AC Milan in the middle of a revolution: finding new leadership is proving harder than expected
AC Milan is navigating one of the most complex summers in its recent history. While the fans wait for concrete news on who will lead the club in the upcoming season, what is filtering out of Via Aldo Rossi paints a far more complicated picture. Zlatan Ibrahimovic and Gerry Cardinale are making call after call, but — according to the latest reports — they are collecting more refusals than acceptances from the profiles they approach.
It comes as little surprise that, from the outside, the Rossoneri’s situation still appears chaotic and unresolved: missing out on the Champions League for a second consecutive year has significantly reduced the club’s appeal in the eyes of top executives, who prefer to wait for more stable contexts before committing.

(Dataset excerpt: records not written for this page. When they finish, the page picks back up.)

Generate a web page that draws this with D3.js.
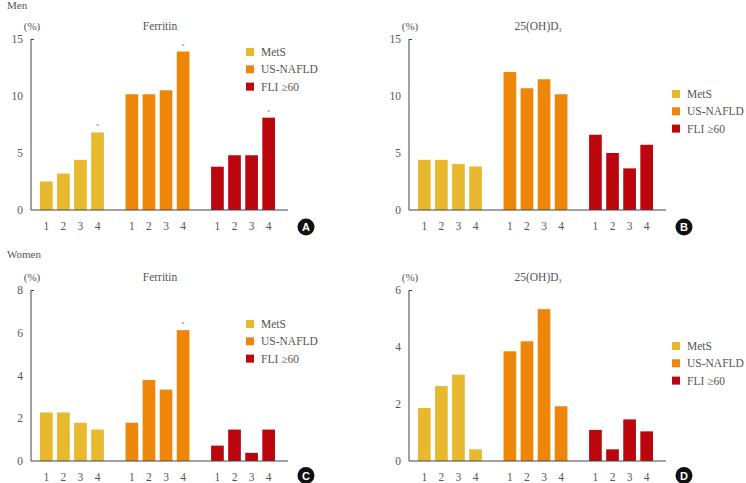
<!DOCTYPE html>
<html>
<head>
<meta charset="utf-8">
<script src="https://cdn.jsdelivr.net/npm/d3@7"></script>
<style>
  body { margin: 0; background: #fff; }
  svg text { font-family: "Liberation Serif", "DejaVu Serif", serif; fill: #555; }
</style>
</head>
<body>
<svg width="746" height="483"></svg>
<script>
// categories
var groups = ["MetS", "US-NAFLD", "FLI ≥60"];
var quartiles = ["1", "2", "3", "4"];
var colors = ["#e8b92f", "#ee860a", "#bb060e"];

// values (%)
var menFerritin = [[2.5, 3.2, 4.4, 6.8], [10.15, 10.15, 10.5, 13.9], [3.8, 4.8, 4.8, 8.1]];
var menVitD = [[4.4, 4.4, 4.03, 3.82], [12.1, 10.68, 11.47, 10.15], [6.6, 5.0, 3.65, 5.72]];
var womenFerritin = [[2.27, 2.27, 1.79, 1.47], [1.79, 3.79, 3.34, 6.12], [0.72, 1.47, 0.38, 1.47]];
var womenVitD = [[1.86, 2.63, 3.03, 0.41], [3.85, 4.2, 5.33, 1.92], [1.09, 0.41, 1.46, 1.04]];

// y ticks
var ticksMen = [0, 5, 10, 15];
var ticksWomenFerritin = [0, 2, 4, 6, 8];
var ticksWomenVitD = [0, 2, 4, 6];

// "a" marks (group, quartile)
var marksMenFerritin = [[0, 3], [1, 3], [2, 3]];
var marksWomenFerritin = [[1, 3]];

var svg = d3.select("svg");

var panels = [
  { x: 31, top: 39, data: menFerritin, ticks: ticksMen, title: "Ferritin", badge: "A", badgeDy: 17, legendY: 13, marks: marksMenFerritin },
  { x: 409, top: 39, data: menVitD, ticks: ticksMen, title: "vit", badge: "B", badgeDy: 17, legendY: 55, marks: [] },
  { x: 31, top: 290, data: womenFerritin, ticks: ticksWomenFerritin, title: "Ferritin", badge: "C", badgeDy: 14.5, legendY: 34, marks: marksWomenFerritin },
  { x: 409, top: 290, data: womenVitD, ticks: ticksWomenVitD, title: "vit", badge: "D", badgeDy: 14.5, legendY: 56, marks: [] }
];

var plotW = 257, plotH = 171;

svg.append("text").attr("x", 7).attr("y", 9).style("font-size", "11px").text("Men");
svg.append("text").attr("x", 7).attr("y", 258).style("font-size", "11px").text("Women");

panels.forEach(function(p) {
  var g = svg.append("g").attr("transform", "translate(" + p.x + "," + p.top + ")");

  var y = d3.scaleLinear()
    .domain([0, d3.max(p.ticks)])
    .range([plotH, 0]);

  var x0 = d3.scaleBand()
    .domain(groups)
    .range([0, 253])
    .paddingInner(0.253)
    .paddingOuter(0.105);

  var x1 = d3.scaleBand()
    .domain(quartiles)
    .range([0, x0.bandwidth()])
    .paddingInner(0.257);

  var labelY = p.top < 100 ? plotH + 20 : plotH + 19.5;

  // bars
  groups.forEach(function(grp, gi) {
    g.append("g")
      .selectAll("rect")
      .data(p.data[gi])
      .enter().append("rect")
      .attr("x", function(d, i) { return x0(grp) + x1(quartiles[i]); })
      .attr("y", function(d) { return y(d); })
      .attr("width", x1.bandwidth())
      .attr("height", function(d) { return plotH - y(d); })
      .attr("fill", colors[gi]);

    g.append("g")
      .selectAll("text")
      .data(quartiles)
      .enter().append("text")
      .attr("x", function(d) { return x0(grp) + x1(d) + x1.bandwidth() / 2; })
      .attr("y", labelY)
      .attr("text-anchor", "middle")
      .style("font-size", "11.5px")
      .text(function(d) { return d; });
  });

  // significance marks
  g.selectAll("text.mark")
    .data(p.marks)
    .enter().append("text")
    .attr("class", "mark")
    .attr("x", function(m) { return x0(groups[m[0]]) + x1(quartiles[m[1]]) + x1.bandwidth() / 2; })
    .attr("y", function(m) { return y(p.data[m[0]][m[1]]) - 6; })
    .attr("text-anchor", "middle")
    .style("font-size", "5px")
    .text("a");

  // axes
  var yAxis = d3.axisLeft(y).tickValues(p.ticks).tickSize(0).tickPadding(8).tickFormat(d3.format("d"));
  var ya = g.append("g").call(yAxis);
  ya.select(".domain").remove();
  ya.selectAll("text").style("font-size", "11.5px");

  g.append("line").attr("x1", 0).attr("x2", 0).attr("y1", 0).attr("y2", plotH)
    .attr("stroke", "#444").attr("stroke-width", 1);
  g.append("line").attr("x1", 0).attr("x2", 3).attr("y1", 0.5).attr("y2", 0.5)
    .attr("stroke", "#444").attr("stroke-width", 1);
  g.append("line").attr("x1", 0).attr("x2", plotW).attr("y1", plotH).attr("y2", plotH)
    .attr("stroke", "#444").attr("stroke-width", 1);

  g.append("text").attr("x", 1).attr("y", -9).attr("text-anchor", "middle")
    .style("font-size", "11px").text("(%)");

  var title = g.append("text").attr("x", plotW / 2 + 0.5).attr("y", -9)
    .attr("text-anchor", "middle").style("font-size", "11.5px");
  if (p.title == "vit") {
    title.append("tspan").text("25(OH)D");
    title.append("tspan").attr("dy", 2).style("font-size", "6px").text("3");
  } else {
    title.text(p.title);
  }

  // legend
  var lx = p.x == 31 ? 215 : 263;
  var leg = g.append("g").selectAll("g")
    .data(groups)
    .enter().append("g")
    .attr("transform", function(d, i) { return "translate(" + lx + "," + (p.legendY + i * 17.3) + ")"; });
  leg.append("rect").attr("x", 0).attr("y", -4).attr("width", 8).attr("height", 8)
    .attr("fill", function(d, i) { return colors[i]; });
  leg.append("text").attr("x", 15).attr("y", 4).style("font-size", "11.5px")
    .text(function(d) { return d; });

  // badge
  var b = g.append("g").attr("transform", "translate(" + (plotW + 18) + "," + (plotH + p.badgeDy) + ")");
  b.append("circle").attr("r", 8.5).attr("fill", "#111");
  b.append("text").attr("y", 4).attr("text-anchor", "middle")
    .style("font-family", "'Liberation Sans', Arial, sans-serif").style("font-weight", "bold")
    .style("font-size", "11px").style("fill", "#fff").text(p.badge);
});
</script>
</body>
</html>
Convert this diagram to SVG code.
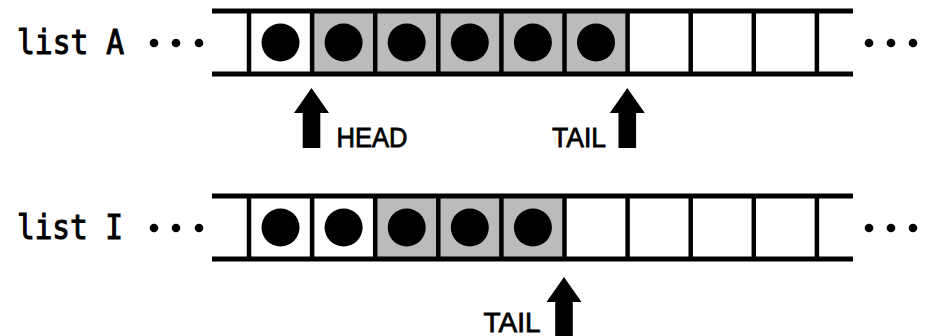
<svg xmlns="http://www.w3.org/2000/svg" width="926" height="336" viewBox="0 0 926 336">
  <defs>
    <style>
      .rail { stroke: #000; stroke-width: 5; fill: none; }
      .wall { stroke: #000; stroke-width: 4.5; fill: none; }
      .busy { fill: #bbbbbb; }
      .item { fill: #000; }
      .dot { fill: #000; }
      .name { font-family: "DejaVu Sans Mono", "Liberation Mono", monospace; font-size: 34px; fill: #000; stroke: #000; stroke-width: 1.1; }
      .tag { font-family: "Liberation Sans", Arial, sans-serif; font-size: 28px; fill: #000; stroke: #000; stroke-width: 0.8; }
      .ptr { fill: #000; }
    </style>
    <!-- one block pointer: tip at (0,0), pointing up -->
    <path id="up" d="M0 0 L17.5 25 L8.8 25 L8.8 60 L-8.8 60 L-8.8 25 L-17.5 25 Z"/>
  </defs>

  <!-- list A: buffer of nine slots -->
  <g id="listA">
    <text class="name" x="17" y="54" textLength="107" lengthAdjust="spacingAndGlyphs">list A</text>
    <circle class="dot" cx="154" cy="43" r="4.3"/>
    <circle class="dot" cx="176" cy="43" r="4.3"/>
    <circle class="dot" cx="199" cy="43" r="4.3"/>
    <rect class="busy" x="312" y="11" width="316" height="63"/>
    <line class="rail" x1="212" y1="11" x2="853" y2="11"/>
    <line class="rail" x1="212" y1="74" x2="853" y2="74"/>
    <g class="wall">
      <line x1="249" y1="11" x2="249" y2="74"/>
      <line x1="312.1" y1="11" x2="312.1" y2="74"/>
      <line x1="375.2" y1="11" x2="375.2" y2="74"/>
      <line x1="438.3" y1="11" x2="438.3" y2="74"/>
      <line x1="501.4" y1="11" x2="501.4" y2="74"/>
      <line x1="564.5" y1="11" x2="564.5" y2="74"/>
      <line x1="627.6" y1="11" x2="627.6" y2="74"/>
      <line x1="690.7" y1="11" x2="690.7" y2="74"/>
      <line x1="753.8" y1="11" x2="753.8" y2="74"/>
      <line x1="816.9" y1="11" x2="816.9" y2="74"/>
    </g>
    <circle class="item" cx="280.5" cy="42.5" r="19"/>
    <circle class="item" cx="343.6" cy="42.5" r="19"/>
    <circle class="item" cx="406.7" cy="42.5" r="19"/>
    <circle class="item" cx="469.8" cy="42.5" r="19"/>
    <circle class="item" cx="532.9" cy="42.5" r="19"/>
    <circle class="item" cx="596" cy="42.5" r="19"/>
    <circle class="dot" cx="869" cy="43" r="4.3"/>
    <circle class="dot" cx="891" cy="43" r="4.3"/>
    <circle class="dot" cx="913" cy="43" r="4.3"/>
  </g>

  <!-- list I: buffer of nine slots -->
  <g id="listI">
    <text class="name" x="17" y="239" textLength="106" lengthAdjust="spacingAndGlyphs">list I</text>
    <circle class="dot" cx="154" cy="228" r="4.3"/>
    <circle class="dot" cx="176" cy="228" r="4.3"/>
    <circle class="dot" cx="199" cy="228" r="4.3"/>
    <rect class="busy" x="375.2" y="196" width="189.3" height="63"/>
    <line class="rail" x1="212" y1="196" x2="853" y2="196"/>
    <line class="rail" x1="212" y1="259" x2="853" y2="259"/>
    <g class="wall">
      <line x1="249" y1="196" x2="249" y2="259"/>
      <line x1="312.1" y1="196" x2="312.1" y2="259"/>
      <line x1="375.2" y1="196" x2="375.2" y2="259"/>
      <line x1="438.3" y1="196" x2="438.3" y2="259"/>
      <line x1="501.4" y1="196" x2="501.4" y2="259"/>
      <line x1="564.5" y1="196" x2="564.5" y2="259"/>
      <line x1="627.6" y1="196" x2="627.6" y2="259"/>
      <line x1="690.7" y1="196" x2="690.7" y2="259"/>
      <line x1="753.8" y1="196" x2="753.8" y2="259"/>
      <line x1="816.9" y1="196" x2="816.9" y2="259"/>
    </g>
    <circle class="item" cx="280.5" cy="227.5" r="19"/>
    <circle class="item" cx="343.6" cy="227.5" r="19"/>
    <circle class="item" cx="406.7" cy="227.5" r="19"/>
    <circle class="item" cx="469.8" cy="227.5" r="19"/>
    <circle class="item" cx="532.9" cy="227.5" r="19"/>
    <circle class="dot" cx="869" cy="228" r="4.3"/>
    <circle class="dot" cx="891" cy="228" r="4.3"/>
    <circle class="dot" cx="913" cy="228" r="4.3"/>
  </g>

  <!-- pointers into the buffers -->
  <g id="pointers">
    <g id="headA">
      <use href="#up" class="ptr" x="311.5" y="88"/>
      <text class="tag" x="336.5" y="147" textLength="71" lengthAdjust="spacingAndGlyphs">HEAD</text>
    </g>
    <g id="tailA">
      <use href="#up" class="ptr" x="627.3" y="88"/>
      <text class="tag" x="552" y="147" textLength="54" lengthAdjust="spacingAndGlyphs">TAIL</text>
    </g>
    <g id="tailI">
      <use href="#up" class="ptr" x="564" y="277"/>
      <text class="tag" x="483.5" y="332" textLength="57" lengthAdjust="spacingAndGlyphs">TAIL</text>
    </g>
  </g>
</svg>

Clear constraints: a leaner transfer window is inevitable
One thing is already crystal clear: Milan’s summer transfer window will be strictly limited. The absence from the Champions League — and the resulting loss of tens of millions in revenue — forces a strategy built mainly on player trading: sell to buy, keeping the balance sheet under tight control.
The current squad includes approximately 19 players whose futures are uncertain — including those returning from loans such as Bennacer, Bondo, Terracciano and Chukwueze — but not all of them will feature in the next coach’s plans. Many will be sold or released on free transfers.
Working from a conservative estimate: if Milan needs to sell 5 or 6 players to raise funds, the club would be forced to make at least ten signings to build a squad capable of competing in Europe. A roster of 24–25 players is the bare minimum for a team with European commitments.
A summer of revolution: not just on the touchline
What lies ahead, therefore, is a total overhaul — not just in the technical and management areas, but in the very fabric of the squad. Rossoneri supporters should brace themselves for a Milan that looks very different from the one they watched last season.
Based on information circulating in recent hours, the profiles Milan is targeting for the key roles — CEO and Sporting Director — will in all likelihood be foreign figures, consistent with RedBird Capital Partners’ philosophy. The same applies to the head coach. A full internationalisation of the club’s leadership structure appears to be the direction of travel.
On the names doing the rounds, it is worth noting the public denial from Giovanni Carnevali, Sassuolo’s current CEO, who stated he has had no contact whatsoever with Milan — despite his name being repeatedly linked to the Rossoneri in recent weeks.
The revolution launched at Casa Milan has only just begun: the road ahead is long, but the direction seems set. Milan will rise again, and this rebuilding phase — as painful as it may be — could well be the starting point of a new winning cycle.